Tablets revolutionized my reading when I discovered PDF annotation apps that allowed me to use a stylus to write on the top of documents. Apps like Notetaker HD and iAnnotate for iOS and ezPDF Reader for Android give readers the digital advantage of unlimited amounts of text without the bulk and weight of paper printouts. They also give the reader analog advantages of free-hand highlighting and writing notes in the margin. Combine these advantages with Zotero-friendly apps such as Zotpad, Zotfile, and Zandy that connect my favorite discovery tool to my tablet and I found myself reading more, taking better notes, and drawing clearer connections between documents. The portability of digital files on a mobile wirelessly connected device combined with the stylus and touch-screen method of text input enabled me to interact with my reading in ways impossible using either printed paper or a traditional computer monitor and keyboard. Now, my entire library and all of my reading lists came with me everywhere, so I carved out more time to read each week. When I opened a text, I was able to capture my thoughts about the reading more accurately and completely. This wasn’t just reading in a different medium, it was reading in a different method and it worked better than the way I had been doing before.

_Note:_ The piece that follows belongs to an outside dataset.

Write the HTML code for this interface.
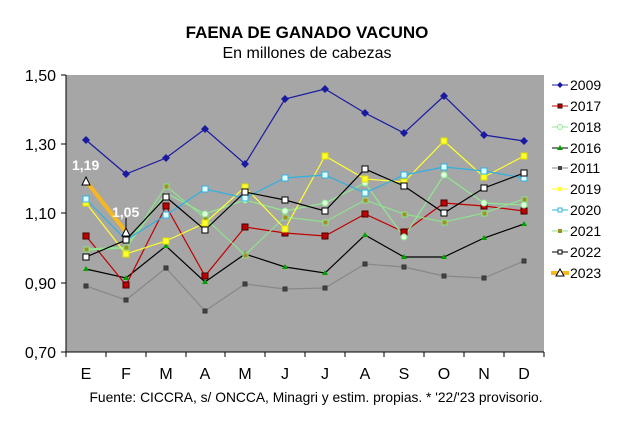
<!DOCTYPE html>
<html><head><meta charset="utf-8"><style>
body{margin:0;background:#fff;}
svg text{font-family:"Liberation Sans",Arial,sans-serif;}
</style></head><body>
<svg width="640" height="421" viewBox="0 0 640 421" xmlns="http://www.w3.org/2000/svg">
<rect width="640" height="421" fill="#fff"/>
<text x="307" y="38" font-size="17" font-weight="bold" text-anchor="middle">FAENA DE GANADO VACUNO</text>
<text x="307" y="58" font-size="16" text-anchor="middle">En millones de cabezas</text>
<rect x="66" y="75" width="478" height="277" fill="#a6a6a6"/>
<g stroke="#000" stroke-width="1">
<line x1="66" y1="75" x2="66" y2="352"/><line x1="66" y1="352" x2="544" y2="352"/>
<line x1="61" y1="75" x2="66" y2="75"/><line x1="61" y1="144" x2="66" y2="144"/><line x1="61" y1="213" x2="66" y2="213"/><line x1="61" y1="283" x2="66" y2="283"/><line x1="61" y1="352" x2="66" y2="352"/>
<line x1="66" y1="352" x2="66" y2="357"/><line x1="106" y1="352" x2="106" y2="357"/><line x1="146" y1="352" x2="146" y2="357"/><line x1="186" y1="352" x2="186" y2="357"/><line x1="225" y1="352" x2="225" y2="357"/><line x1="265" y1="352" x2="265" y2="357"/><line x1="305" y1="352" x2="305" y2="357"/><line x1="345" y1="352" x2="345" y2="357"/><line x1="384" y1="352" x2="384" y2="357"/><line x1="424" y1="352" x2="424" y2="357"/><line x1="464" y1="352" x2="464" y2="357"/><line x1="504" y1="352" x2="504" y2="357"/><line x1="544" y1="352" x2="544" y2="357"/>
</g>
<g font-size="16" text-anchor="end">
<text x="56" y="81">1,50</text><text x="56" y="150">1,30</text><text x="56" y="219">1,10</text><text x="56" y="289">0,90</text><text x="56" y="358">0,70</text>
</g>
<g font-size="16" text-anchor="middle">
<text x="86" y="379">E</text><text x="126" y="379">F</text><text x="166" y="379">M</text><text x="205" y="379">A</text><text x="245" y="379">M</text><text x="285" y="379">J</text><text x="325" y="379">J</text><text x="365" y="379">A</text><text x="404" y="379">S</text><text x="444" y="379">O</text><text x="484" y="379">N</text><text x="524" y="379">D</text>
</g>
<text x="316" y="402" font-size="13.8" text-anchor="middle">Fuente: CICCRA, s/ ONCCA, Minagri y estim. propias. * '22/'23 provisorio.</text>

<g fill="none" stroke-width="1.2">
<polyline stroke="#888" points="86,286 126,300 166,268 205,311 245,284 285,289 325,288 365,264 404,267 444,276 484,278 524,261"/>
<polyline stroke="#000" points="86,269 126,278 166,246 205,282 245,254 285,267 325,273 365,235 404,257 444,257 484,238 524,224"/>
<polyline stroke="#c00000" points="86,236 126,285 166,206 205,276 245,227 285,233 325,236 365,214 404,232 444,203 484,206 524,211"/>
<polyline stroke="#90e090" points="86,249 126,247 166,186 205,218 245,255 285,217 325,222 365,200 404,214 444,222 484,213 524,199"/>
<polyline stroke="#90e890" points="86,250 126,248 166,193 205,214 245,200 285,211 325,203 365,183 404,237 444,175 484,203 524,205"/>
<polyline stroke="#ffff30" points="86,203 126,254 166,241 205,223 245,187 285,229 325,156 365,179 404,182 444,141 484,177 524,156"/>
<polyline stroke="#30b0e0" points="86,199 126,240 166,215 205,189 245,198 285,178 325,175 365,193 404,175 444,167 484,171 524,178"/>
<polyline stroke="#000" points="86,257 126,240 166,197 205,230 245,192 285,200 325,211 365,169 404,186 444,213 484,188 524,173"/>
<polyline stroke="#1a1aa0" points="86,140 126,174 166,158 205,129 245,164 285,99 325,89 365,113 404,133 444,96 484,135 524,141"/>
<polyline stroke="#f5b820" stroke-width="4" points="86,181 126,232"/>
</g>
<g stroke-width="1">
<g fill="#444" stroke="#333"><rect x="84" y="284" width="4" height="4"/><rect x="124" y="298" width="4" height="4"/><rect x="164" y="266" width="4" height="4"/><rect x="203" y="309" width="4" height="4"/><rect x="243" y="282" width="4" height="4"/><rect x="283" y="287" width="4" height="4"/><rect x="323" y="286" width="4" height="4"/><rect x="363" y="262" width="4" height="4"/><rect x="402" y="265" width="4" height="4"/><rect x="442" y="274" width="4" height="4"/><rect x="482" y="276" width="4" height="4"/><rect x="522" y="259" width="4" height="4"/></g>
<g fill="#00a000"><polygon points="86,266 89,271 83,271"/><polygon points="126,275 129,280 123,280"/><polygon points="166,243 169,248 163,248"/><polygon points="205,279 208,284 202,284"/><polygon points="245,251 248,256 242,256"/><polygon points="285,264 288,269 282,269"/><polygon points="325,270 328,275 322,275"/><polygon points="365,232 368,237 362,237"/><polygon points="404,254 407,259 401,259"/><polygon points="444,254 447,259 441,259"/><polygon points="484,235 487,240 481,240"/><polygon points="524,221 527,226 521,226"/></g>
<g fill="#c00000" stroke="#400"><rect x="83" y="233" width="6" height="6"/><rect x="123" y="282" width="6" height="6"/><rect x="163" y="203" width="6" height="6"/><rect x="202" y="273" width="6" height="6"/><rect x="242" y="224" width="6" height="6"/><rect x="282" y="230" width="6" height="6"/><rect x="322" y="233" width="6" height="6"/><rect x="362" y="211" width="6" height="6"/><rect x="401" y="229" width="6" height="6"/><rect x="441" y="200" width="6" height="6"/><rect x="481" y="203" width="6" height="6"/><rect x="521" y="208" width="6" height="6"/></g>
<g fill="#a09020" stroke="#90e090"><rect x="84" y="247" width="5" height="5"/><rect x="124" y="245" width="5" height="5"/><rect x="164" y="184" width="5" height="5"/><rect x="203" y="216" width="5" height="5"/><rect x="243" y="253" width="5" height="5"/><rect x="283" y="215" width="5" height="5"/><rect x="323" y="220" width="5" height="5"/><rect x="363" y="198" width="5" height="5"/><rect x="402" y="212" width="5" height="5"/><rect x="442" y="220" width="5" height="5"/><rect x="482" y="211" width="5" height="5"/><rect x="522" y="197" width="5" height="5"/></g>
<g fill="#e0ffe0" stroke="#90e890"><circle cx="205" cy="214" r="3"/><circle cx="245" cy="200" r="3"/><circle cx="285" cy="211" r="3"/><circle cx="325" cy="203" r="3"/><circle cx="365" cy="183" r="3"/><circle cx="404" cy="237" r="3"/><circle cx="444" cy="175" r="3"/><circle cx="484" cy="203" r="3"/><circle cx="524" cy="205" r="3"/></g>
<g fill="#ffff30" stroke="#dd0"><rect x="83" y="200" width="6" height="6"/><rect x="123" y="251" width="6" height="6"/><rect x="163" y="238" width="6" height="6"/><rect x="202" y="220" width="6" height="6"/><rect x="242" y="184" width="6" height="6"/><rect x="282" y="226" width="6" height="6"/><rect x="322" y="153" width="6" height="6"/><rect x="362" y="176" width="6" height="6"/><rect x="401" y="179" width="6" height="6"/><rect x="441" y="138" width="6" height="6"/><rect x="481" y="174" width="6" height="6"/><rect x="521" y="153" width="6" height="6"/></g>
<g fill="#dff" stroke="#30b0e0"><rect x="83" y="196" width="6" height="6"/><rect x="123" y="237" width="6" height="6"/><rect x="163" y="212" width="6" height="6"/><rect x="202" y="186" width="6" height="6"/><rect x="242" y="195" width="6" height="6"/><rect x="282" y="175" width="6" height="6"/><rect x="322" y="172" width="6" height="6"/><rect x="362" y="190" width="6" height="6"/><rect x="401" y="172" width="6" height="6"/><rect x="441" y="164" width="6" height="6"/><rect x="481" y="168" width="6" height="6"/><rect x="521" y="175" width="6" height="6"/></g>
<g fill="#fff" stroke="#000"><rect x="83" y="254" width="6" height="6"/><rect x="123" y="237" width="6" height="6"/><rect x="163" y="194" width="6" height="6"/><rect x="202" y="227" width="6" height="6"/><rect x="242" y="189" width="6" height="6"/><rect x="282" y="197" width="6" height="6"/><rect x="322" y="208" width="6" height="6"/><rect x="362" y="166" width="6" height="6"/><rect x="401" y="183" width="6" height="6"/><rect x="441" y="210" width="6" height="6"/><rect x="481" y="185" width="6" height="6"/><rect x="521" y="170" width="6" height="6"/></g>
<g fill="#1a1aa0"><polygon points="86,136 90,140 86,144 82,140"/><polygon points="126,170 130,174 126,178 122,174"/><polygon points="166,154 170,158 166,162 162,158"/><polygon points="205,125 209,129 205,133 201,129"/><polygon points="245,160 249,164 245,168 241,164"/><polygon points="285,95 289,99 285,103 281,99"/><polygon points="325,85 329,89 325,93 321,89"/><polygon points="365,109 369,113 365,117 361,113"/><polygon points="404,129 408,133 404,137 400,133"/><polygon points="444,92 448,96 444,100 440,96"/><polygon points="484,131 488,135 484,139 480,135"/><polygon points="524,137 528,141 524,145 520,141"/></g>
<line x1="126" y1="218" x2="126" y2="228" stroke="#000"/>
<g fill="#fff" stroke="#000"><polygon points="86,177 90,185 82,185"/><polygon points="126,228 130,236 122,236"/></g>
</g>
<text x="72" y="170" font-size="14" font-weight="bold" fill="#fff">1,19</text>
<text x="112" y="217" font-size="14" font-weight="bold" fill="#fff">1,05</text>

<g font-size="14">
<g transform="translate(0,85)"><line x1="552" x2="568" stroke="#1a1aa0"/><polygon points="560,-3 563,0 560,3 557,0" fill="#1a1aa0"/><text x="570" y="5">2009</text></g>
<g transform="translate(0,106)"><line x1="552" x2="568" stroke="#c00000"/><rect x="558" y="-2" width="4" height="4" fill="#c00000" stroke="#400"/><text x="570" y="5">2017</text></g>
<g transform="translate(0,127)"><line x1="552" x2="568" stroke="#90e890"/><circle cx="560" cy="0" r="2.5" fill="#fff" stroke="#90e890"/><text x="570" y="5">2018</text></g>
<g transform="translate(0,148)"><line x1="552" x2="568" stroke="#000"/><polygon points="560,-3 563,2 557,2" fill="#00a000"/><text x="570" y="5">2016</text></g>
<g transform="translate(0,168)"><line x1="552" x2="568" stroke="#888"/><rect x="558" y="-2" width="4" height="4" fill="#444"/><text x="570" y="5">2011</text></g>
<g transform="translate(0,189)"><line x1="552" x2="568" stroke="#ffff30"/><rect x="558" y="-2" width="4" height="4" fill="#ffff30"/><text x="570" y="5">2019</text></g>
<g transform="translate(0,210)"><line x1="552" x2="568" stroke="#30b0e0"/><rect x="558" y="-2" width="4" height="4" fill="#fff" stroke="#30b0e0"/><text x="570" y="5">2020</text></g>
<g transform="translate(0,231)"><line x1="552" x2="568" stroke="#90e090"/><rect x="558" y="-2" width="4" height="4" fill="#a09020"/><text x="570" y="5">2021</text></g>
<g transform="translate(0,252)"><line x1="552" x2="568" stroke="#000"/><rect x="558" y="-2" width="4" height="4" fill="#fff" stroke="#000"/><text x="570" y="5">2022</text></g>
<g transform="translate(0,273)"><line x1="551" x2="569" stroke="#f5b820" stroke-width="4"/><polygon points="560,-4 564,3 556,3" fill="#fff" stroke="#000"/><text x="570" y="5">2023</text></g>
</g>
</svg>
</body></html>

Tablets with reading annotation apps revolutionized the way that I read and organized my reading notes, but they had an even bigger impact on the way that I grade student papers. I love teaching, but grading essays is a task that I dread. Essays are heavy and hard to carry around. When I have essays with me, I have a constant and irrational background fear that someone will steal my car and I’ll lose irreplaceable student work. When I started using the tablet, I had my students submit their essays in PDF format. Then, I read their work in a similar manner to my professional reading. I read the essays on a tablet, using the stylus to highlight passages and write feedback in the margins. When I was finished, I could email the document back to the student and also keep an archived copy. This solved a number of paper distribution and unique copy problems. The students got better feedback more quickly and I always had a reference copy if questions arose later in the term.
A Personal Revolution
Taken by themselves, these reading and grading innovations may sound like incremental changes, not revolutions. For example, laptops are quite portable and we’ve had the ability to add notes and comments to PDF documents for a long time. There is no reason I couldn’t adopt this workflow without buying an additional expensive gadget, except that I couldn’t. I tried electronic reading and grading workflows before I had a tablet and rejected them. Reading on a computer monitor and typing comments into a PDF didn’t result in interesting thoughts about the reading. I tried grading by adding comments to PDF documents on a laptop and found my feedback comments to be arid and less helpful than the remarks I wrote in the margins of paper essays, so I switched back to colored pen on paper. These experiences are all anecdotal and personal, but accurately describe my experience. With a tablet, the feel of touching a screen and writing with a stylus enabled an organic flow of thoughts from my brain to the text. I can list the affordances of mobile computing that make this possible: ubiquitous wireless broadband networking, touch interface, lightweight and portable devices, a robust app ecology, and cloud storage of documents. The revolution lies in how these technical details combined in my workflow to creates an environment where I did better work with fewer distractions and more convenience.
Next Steps
One requirement to justify the time and expense of this project is that I share my findings. This post is an effort in that direction, but I will also be offering a series of faculty workshops on using tablets in academic workflows. I’m planning a workshop where faculty can put their hands on a range of tablet devices, a petting zoo of tablets. There will also be a workshop on reading app for tablets and one on grading workflows. One challenge to presenting what I’ve learned about tablets is that most of what I have learned is personal. I’ve spoken with scholars who do not share my preference for hand-written thoughts; my workflows are not revolutionary for them. What ultimately may be the most beneficial result of my project is uncovering a method for effectively communicating emerging technology experiences with non-technologically inclined colleagues.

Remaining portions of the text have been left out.